[Records with drawing code]

+++

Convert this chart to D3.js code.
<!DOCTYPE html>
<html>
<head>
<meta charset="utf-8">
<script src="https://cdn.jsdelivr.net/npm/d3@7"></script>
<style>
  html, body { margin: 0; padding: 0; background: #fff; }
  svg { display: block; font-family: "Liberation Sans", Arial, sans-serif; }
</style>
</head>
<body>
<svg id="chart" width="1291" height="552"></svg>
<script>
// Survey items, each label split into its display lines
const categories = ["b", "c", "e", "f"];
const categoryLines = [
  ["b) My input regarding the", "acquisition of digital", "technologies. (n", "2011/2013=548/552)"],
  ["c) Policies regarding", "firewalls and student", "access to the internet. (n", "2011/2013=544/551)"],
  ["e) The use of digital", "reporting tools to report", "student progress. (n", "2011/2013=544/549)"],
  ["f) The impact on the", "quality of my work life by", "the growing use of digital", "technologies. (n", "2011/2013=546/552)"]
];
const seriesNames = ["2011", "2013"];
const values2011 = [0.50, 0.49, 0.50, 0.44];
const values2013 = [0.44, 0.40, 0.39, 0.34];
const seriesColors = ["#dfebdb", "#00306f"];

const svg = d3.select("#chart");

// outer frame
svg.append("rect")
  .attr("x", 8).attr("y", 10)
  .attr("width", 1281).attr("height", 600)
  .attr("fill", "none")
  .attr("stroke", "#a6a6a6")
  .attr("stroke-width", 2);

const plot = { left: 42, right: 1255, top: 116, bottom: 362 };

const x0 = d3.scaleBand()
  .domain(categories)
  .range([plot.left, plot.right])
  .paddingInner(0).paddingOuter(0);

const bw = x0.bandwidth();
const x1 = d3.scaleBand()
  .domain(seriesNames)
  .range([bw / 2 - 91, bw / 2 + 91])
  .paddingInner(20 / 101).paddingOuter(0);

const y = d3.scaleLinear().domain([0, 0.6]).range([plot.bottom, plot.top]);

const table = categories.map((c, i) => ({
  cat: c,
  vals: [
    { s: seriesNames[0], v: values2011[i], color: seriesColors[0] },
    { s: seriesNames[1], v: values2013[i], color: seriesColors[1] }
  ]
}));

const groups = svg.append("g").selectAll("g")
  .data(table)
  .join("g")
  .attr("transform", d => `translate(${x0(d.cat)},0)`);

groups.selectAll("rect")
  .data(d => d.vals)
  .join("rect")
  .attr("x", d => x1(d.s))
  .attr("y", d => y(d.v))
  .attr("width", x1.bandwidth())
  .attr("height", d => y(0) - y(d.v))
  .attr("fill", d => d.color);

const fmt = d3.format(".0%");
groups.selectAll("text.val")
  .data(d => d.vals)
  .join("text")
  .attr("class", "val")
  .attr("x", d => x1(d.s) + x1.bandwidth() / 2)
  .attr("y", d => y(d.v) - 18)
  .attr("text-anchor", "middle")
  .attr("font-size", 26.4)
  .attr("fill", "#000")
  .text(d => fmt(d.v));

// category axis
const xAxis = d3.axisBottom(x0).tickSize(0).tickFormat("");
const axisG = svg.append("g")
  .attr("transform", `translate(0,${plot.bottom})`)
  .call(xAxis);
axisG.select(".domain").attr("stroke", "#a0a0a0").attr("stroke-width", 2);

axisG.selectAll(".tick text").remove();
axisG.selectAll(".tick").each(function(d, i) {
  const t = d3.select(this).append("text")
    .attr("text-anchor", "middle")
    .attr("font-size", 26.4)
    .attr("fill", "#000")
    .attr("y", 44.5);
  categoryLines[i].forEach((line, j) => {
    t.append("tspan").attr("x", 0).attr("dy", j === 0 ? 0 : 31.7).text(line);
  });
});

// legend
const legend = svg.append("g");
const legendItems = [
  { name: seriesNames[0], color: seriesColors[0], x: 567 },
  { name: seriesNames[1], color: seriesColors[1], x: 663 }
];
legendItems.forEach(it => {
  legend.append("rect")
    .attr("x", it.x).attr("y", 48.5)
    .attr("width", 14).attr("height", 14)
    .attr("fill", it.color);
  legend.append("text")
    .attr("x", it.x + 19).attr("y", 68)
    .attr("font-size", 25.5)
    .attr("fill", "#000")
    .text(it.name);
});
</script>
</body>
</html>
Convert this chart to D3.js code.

+++

• EXERCISE GOAL:
From the records given above, copy all lines containing "chart".

• ANSWER FOR THE TASK:
Convert this chart to D3.js code.
<svg id="chart" width="1291" height="552"></svg>
const svg = d3.select("#chart");
Convert this chart to D3.js code.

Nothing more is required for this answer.